> [Do this] Extract everything from the first line through the line with "const subtitleText = 'AVERAGE = 5.18%';", both ends included, except for any pictures.

> [Raw data]
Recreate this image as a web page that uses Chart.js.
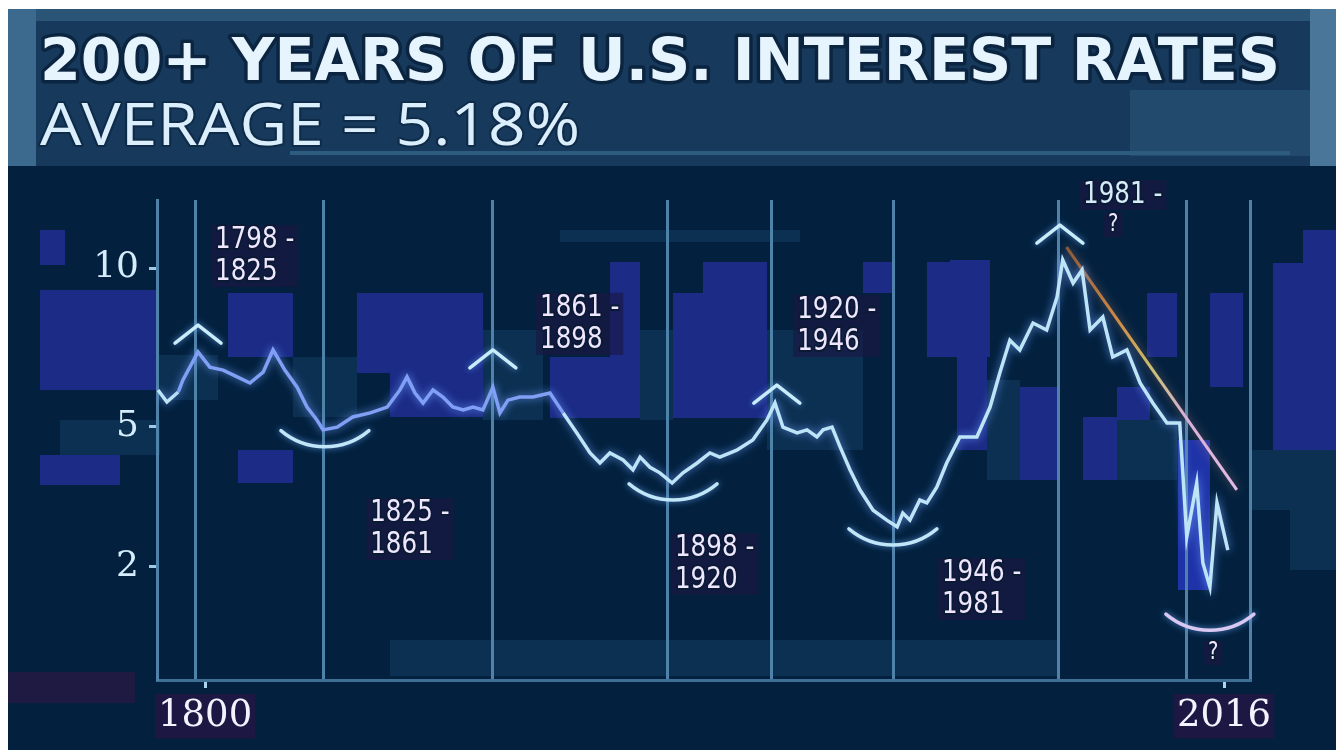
<!DOCTYPE html>
<html><head><meta charset="utf-8">
<script src="https://cdn.jsdelivr.net/npm/chart.js@4.4.1/dist/chart.umd.min.js"></script>
<style>html,body{margin:0;padding:0;background:#fff;overflow:hidden}canvas{display:block}</style>
</head><body>
<canvas id="c" width="1336" height="750"></canvas>
<script>
// ---------- DATA ----------
const titleText = '200+ YEARS OF U.S. INTEREST RATES';
const subtitleText = 'AVERAGE = 5.18%';

const years = [
  1790.0, 1791.9, 1794.3, 1795.3, 1798.5, 1801.0, 1803.8, 1806.8, 1809.5, 1812.3,
  1814.4, 1816.9, 1819.5, 1821.6, 1823.7, 1825.0, 1828.0, 1831.3, 1835.0, 1838.6,
  1841.3, 1842.8, 1844.5, 1846.2, 1848.3, 1850.4, 1852.5, 1854.7, 1856.8, 1858.9,
  1861.0, 1862.5, 1864.2, 1866.7, 1869.5, 1873.1, 1875.9, 1878.8, 1881.6, 1883.7,
  1885.8, 1888.6, 1890.7, 1892.2, 1894.3, 1896.4, 1899.0, 1901.3, 1904.3, 1907.0,
  1909.1, 1912.7, 1916.1, 1919.1, 1920.8, 1922.5, 1925.5, 1927.6, 1929.7, 1931.0,
  1932.9, 1934.6, 1936.7, 1938.8, 1941.6, 1944.5, 1946.7, 1947.9, 1949.4, 1951.5,
  1953.0, 1955.1, 1957.2, 1960.0, 1963.6, 1966.4, 1968.5, 1970.6, 1972.7, 1975.5,
  1978.4, 1980.6, 1981.8, 1984.0, 1985.9, 1987.6, 1990.3, 1992.4, 1995.4, 1998.2,
  2000.9, 2003.9, 2006.6, 2008.1, 2010.2, 2011.5, 2013.0, 2014.5, 2016.8
];
const rates = [
  6.00, 5.66, 5.94, 6.29, 7.14, 6.67, 6.58, 6.38, 6.20, 6.52,
  7.20, 6.58, 6.08, 5.52, 5.17, 4.91, 4.98, 5.25, 5.36, 5.52,
  6.00, 6.38, 5.91, 5.63, 6.00, 5.80, 5.52, 5.44, 5.52, 5.44,
  6.08, 5.36, 5.71, 5.80, 5.80, 5.91, 5.36, 4.83, 4.33, 4.09,
  4.33, 4.16, 3.93, 4.23, 3.99, 3.86, 3.63, 3.86, 4.09, 4.33,
  4.23, 4.40, 4.65, 5.17, 5.63, 4.98, 4.83, 4.91, 4.73, 4.91,
  4.98, 4.48, 3.93, 3.48, 3.05, 2.85, 2.72, 2.99, 2.85, 3.26,
  3.20, 3.54, 4.09, 4.73, 4.73, 5.52, 6.52, 7.51, 7.20, 8.07,
  7.84, 8.96, 10.30, 9.45, 9.93, 7.84, 8.27, 6.98, 7.20, 6.20,
  5.63, 5.09, 5.09, 2.53, 3.63, 2.07, 1.68, 3.20, 2.29
];

const trendYears = [1982.6, 2018.7];
const trendRates = [10.79, 3.48];

const yTickValues = [2, 5, 10];
const xLabelYears = [1800, 2016];
const eraBoundaryYears = [1798, 1825, 1861, 1898, 1920, 1946, 1981, 2008];

const peakYears = [1798.5, 1861.0, 1921.2, 1981.2];
const peakRates = [8.00, 7.20, 6.14, 11.65];
const troughYears = [1825.4, 1899.2, 1945.8, 2013.0];
const troughRates = [4.48, 3.26, 2.38, 1.09];

const eraLabelLines = [
  ['1798 -', '1825'], ['1825 -', '1861'], ['1861 -', '1898'], ['1898 -', '1920'],
  ['1920 -', '1946'], ['1946 -', '1981'], ['1981 -'], ['?'], ['?']
];
const eraLabelYears = [1802.1, 1835.0, 1871.0, 1899.6, 1925.5, 1956.2, 1986.1, 1991.4, 2012.6];
const eraLabelRates = [11.06, 2.99, 8.58, 2.33, 8.51, 1.90, 12.88, 11.65, 0.83];

// ---------- custom square-root value scale ----------
class SqrtScale extends Chart.LinearScale {
  getPixelForValue(value) {
    if (value === null || value === undefined || isNaN(value)) return NaN;
    const a = Math.sqrt(this.min), b = Math.sqrt(this.max);
    return this.getPixelForDecimal((Math.sqrt(Math.max(value, 0)) - a) / (b - a));
  }
  getValueForPixel(pixel) {
    const a = Math.sqrt(this.min), b = Math.sqrt(this.max);
    const s = a + this.getDecimalForPixel(pixel) * (b - a);
    return s * s;
  }
}
SqrtScale.id = 'sqrt';
SqrtScale.defaults = {};
Chart.register(SqrtScale);

// ---------- decoration helpers ----------
const BLUE = '#1b2b86', MID = '#0c3052';
const mosaic = [
  [40,230,25,35,BLUE],[40,290,118,100,BLUE],[40,455,80,30,BLUE],[228,293,65,64,BLUE],
  [238,450,55,33,BLUE],[357,293,126,80,BLUE],[390,373,93,44,BLUE],[550,357,90,61,BLUE],
  [610,262,30,95,BLUE],[673,293,30,125,BLUE],[703,262,64,156,BLUE],[863,262,30,31,BLUE],
  [927,262,60,95,BLUE],[957,357,30,93,BLUE],[950,260,40,97,BLUE],[1020,387,40,93,BLUE],
  [1083,417,34,63,BLUE],[1147,293,30,64,BLUE],[1210,293,33,94,BLUE],[1273,263,63,187,BLUE],
  [1303,230,33,33,BLUE],[1117,387,33,33,BLUE],[1178,440,32,150,'#1f33a8'],
  [158,355,60,45,MID],[293,357,64,60,MID],[483,330,60,90,MID],[640,330,33,90,MID],
  [767,330,96,120,MID],[987,380,33,100,MID],[1117,420,60,60,MID],[390,640,410,36,MID],
  [800,640,260,36,MID],[560,230,240,12,MID],[60,420,100,35,MID],[1250,450,86,60,MID],
  [1290,510,46,60,MID],[8,672,127,31,'#1e1a42']
];

function fittedText(ctx, text, x, baseline, width, font, fill, stroke, lw) {
  ctx.save();
  ctx.font = font;
  const w = ctx.measureText(text).width;
  ctx.translate(x, baseline);
  ctx.scale(width / w, 1);
  ctx.textAlign = 'left'; ctx.textBaseline = 'alphabetic';
  ctx.lineJoin = 'round';
  ctx.strokeStyle = stroke; ctx.lineWidth = lw; ctx.strokeText(text, 0, 0);
  ctx.fillStyle = fill; ctx.fillText(text, 0, 0);
  ctx.restore();
}

const bgPlugin = {
  id: 'bg',
  beforeDraw(chart) {
    const ctx = chart.ctx;
    ctx.save();
    ctx.fillStyle = '#ffffff'; ctx.fillRect(0, 0, 1336, 750);
    ctx.fillStyle = '#03213f'; ctx.fillRect(8, 9, 1328, 741);
    // banner
    ctx.fillStyle = '#173a5c'; ctx.fillRect(8, 9, 1328, 157);
    ctx.fillStyle = '#2a5577'; ctx.fillRect(8, 9, 1328, 12);
    ctx.fillStyle = '#3b6a8e'; ctx.fillRect(8, 9, 28, 157);
    ctx.fillStyle = '#224a6c'; ctx.fillRect(1130, 90, 180, 66);
    ctx.fillStyle = '#4a7799'; ctx.fillRect(1310, 9, 26, 157);
    ctx.fillStyle = '#2e5b80'; ctx.fillRect(290, 151, 1000, 4);
    mosaic.forEach(([x, y, w, h, c]) => { ctx.fillStyle = c; ctx.fillRect(x, y, w, h); });
    ctx.restore();
    fittedText(ctx, titleText, 40, 80, 1240, 'bold 59px "DejaVu Sans"', '#e6f4fd', '#0b2440', 7);
    fittedText(ctx, subtitleText, 40, 145, 540, '59px "Open Sans"', '#dbeefc', '#0f2b4a', 4);
  }
};

const glowPlugin = {
  id: 'glow',
  beforeDatasetDraw(chart, args) {
    chart.ctx.save();
    chart.ctx.shadowColor = args.index === 0 ? 'rgba(110,160,255,0.85)' : 'rgba(220,150,120,0.5)';
    chart.ctx.shadowBlur = 9;
  },
  afterDatasetDraw(chart) { chart.ctx.restore(); }
};

const markPlugin = {
  id: 'marks',
  afterDatasetsDraw(chart) {
    const ctx = chart.ctx, xs = chart.scales.x, ys = chart.scales.y;
    ctx.save();
    ctx.lineCap = 'round'; ctx.lineJoin = 'round';
    ctx.shadowColor = 'rgba(100,160,240,0.8)'; ctx.shadowBlur = 6;
    ctx.lineWidth = 3.5;
    peakYears.forEach((yr, i) => {
      const x = xs.getPixelForValue(yr), y = ys.getPixelForValue(peakRates[i]);
      ctx.strokeStyle = '#c9ecfb';
      ctx.beginPath(); ctx.moveTo(x - 23, y + 18); ctx.lineTo(x, y); ctx.lineTo(x + 23, y + 18); ctx.stroke();
    });
    troughYears.forEach((yr, i) => {
      const x = xs.getPixelForValue(yr), y = ys.getPixelForValue(troughRates[i]);
      const r = 68, th = Math.asin(44 / r);
      ctx.strokeStyle = i === troughYears.length - 1 ? '#d9c8f2' : '#c0e6f8';
      ctx.beginPath(); ctx.arc(x, y - r, r, Math.PI / 2 - th, Math.PI / 2 + th); ctx.stroke();
    });
    ctx.restore();
  },
  afterDraw(chart) {
    const ctx = chart.ctx, xs = chart.scales.x, ys = chart.scales.y;
    eraLabelLines.forEach((lines, i) => {
      const x = xs.getPixelForValue(eraLabelYears[i]), y = ys.getPixelForValue(eraLabelRates[i]);
      const small = lines[0] === '?';
      const size = small ? 24 : 30, sx = 0.82, lh = 32;
      ctx.save();
      ctx.font = size + 'px "DejaVu Sans"';
      const w = Math.max(...lines.map(t => ctx.measureText(t).width)) * sx;
      ctx.fillStyle = 'rgba(28,22,66,0.6)';
      ctx.fillRect(x - 4, y - size * 0.5, w + 8, lh * (lines.length - 1) + size);
      lines.forEach((t, k) => {
        ctx.save();
        ctx.translate(x, y + k * lh);
        ctx.scale(sx, 1);
        ctx.textAlign = 'left'; ctx.textBaseline = 'middle';
        ctx.lineJoin = 'round';
        ctx.strokeStyle = '#0a1a33'; ctx.lineWidth = 4; ctx.strokeText(t, 0, 0);
        ctx.fillStyle = lines[0] === '1981 -' ? '#d6ecfa' : '#efe6ff';
        ctx.fillText(t, 0, 0);
        ctx.restore();
      });
      ctx.restore();
    });
  }
};

// ---------- CHART ----------
const gridCol = '#4f82a8';
const isLabelTick = c => !!(c.tick && xLabelYears.includes(c.tick.value));
new Chart(document.getElementById('c'), {
  type: 'line',
  data: {
    datasets: [
      {
        label: 'U.S. interest rate',
        data: years.map((yr, i) => ({ x: yr, y: rates[i] })),
        borderColor: '#bde4f7',
        borderWidth: 3.5,
        pointRadius: 0,
        tension: 0,
        segment: {
          borderColor: c => (c.p0.parsed.x >= 1794 && c.p1.parsed.x <= 1876) ? '#809ff5' : undefined
        }
      },
      {
        label: 'Trend',
        data: trendYears.map((yr, i) => ({ x: yr, y: trendRates[i] })),
        borderWidth: 3,
        pointRadius: 0,
        borderColor: c => {
          const ch = c.chart;
          if (!ch.chartArea) return '#d08a45';
          const xs = ch.scales.x, ys = ch.scales.y;
          const g = ch.ctx.createLinearGradient(
            xs.getPixelForValue(trendYears[0]), ys.getPixelForValue(trendRates[0]),
            xs.getPixelForValue(trendYears[1]), ys.getPixelForValue(trendRates[1]));
          g.addColorStop(0, '#8a5a3a'); g.addColorStop(0.3, '#d08a45');
          g.addColorStop(0.5, '#c8c070'); g.addColorStop(0.7, '#d8b0d8'); g.addColorStop(1, '#e2bce8');
          return g;
        }
      }
    ]
  },
  options: {
    responsive: false,
    animation: false,
    devicePixelRatio: 1,
    layout: { padding: { top: 200, right: 86, left: 0, bottom: 0 } },
    plugins: { legend: { display: false }, tooltip: { enabled: false }, title: { display: false } },
    scales: {
      x: {
        type: 'linear',
        min: 1789.8,
        max: 2021.5,
        afterBuildTicks: s => {
          s.ticks = [...eraBoundaryYears, ...xLabelYears, s.max].sort((a, b) => a - b).map(v => ({ value: v }));
        },
        afterFit: s => { s.height = 70; },
        ticks: {
          autoSkip: false, maxRotation: 0, minRotation: 0,
          callback: v => xLabelYears.includes(v) ? String(v) : '',
          font: { family: 'DejaVu Serif', size: 37 },
          color: '#f5f2ff',
          padding: 6,
          showLabelBackdrop: c => isLabelTick(c),
          backdropColor: c => isLabelTick(c) ? '#1d1744' : 'rgba(0,0,0,0)',
          backdropPadding: { top: 0, bottom: 0, left: 3, right: 3 }
        },
        grid: {
          color: c => isLabelTick(c) ? 'rgba(0,0,0,0)' : gridCol,
          tickColor: c => isLabelTick(c) ? '#a9d6f0' : 'rgba(0,0,0,0)',
          lineWidth: 3, tickWidth: 3, tickLength: 8, drawTicks: true, drawOnChartArea: true
        },
        border: { display: true, color: '#3f6f95', width: 3 }
      },
      y: {
        type: 'sqrt',
        min: 0.5678,
        max: 12.673,
        afterBuildTicks: s => { s.ticks = yTickValues.map(v => ({ value: v })); },
        afterFit: s => { s.width = 157; },
        ticks: {
          callback: v => String(v),
          font: { family: 'DejaVu Serif', size: 36 },
          color: '#d4ecfb',
          padding: 10
        },
        grid: { drawOnChartArea: false, drawTicks: true, tickLength: 8, tickWidth: 3, tickColor: '#9fcbe6' },
        border: { display: true, color: gridCol, width: 3 }
      }
    }
  },
  plugins: [bgPlugin, glowPlugin, markPlugin]
});
</script>
</body></html>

> [Written response]
Recreate this image as a web page that uses Chart.js.
<!DOCTYPE html>
<html><head><meta charset="utf-8">
<script src="https://cdn.jsdelivr.net/npm/chart.js@4.4.1/dist/chart.umd.min.js"></script>
<style>html,body{margin:0;padding:0;background:#fff;overflow:hidden}canvas{display:block}</style>
</head><body>
<canvas id="c" width="1336" height="750"></canvas>
<script>
// ---------- DATA ----------
const titleText = '200+ YEARS OF U.S. INTEREST RATES';
const subtitleText = 'AVERAGE = 5.18%';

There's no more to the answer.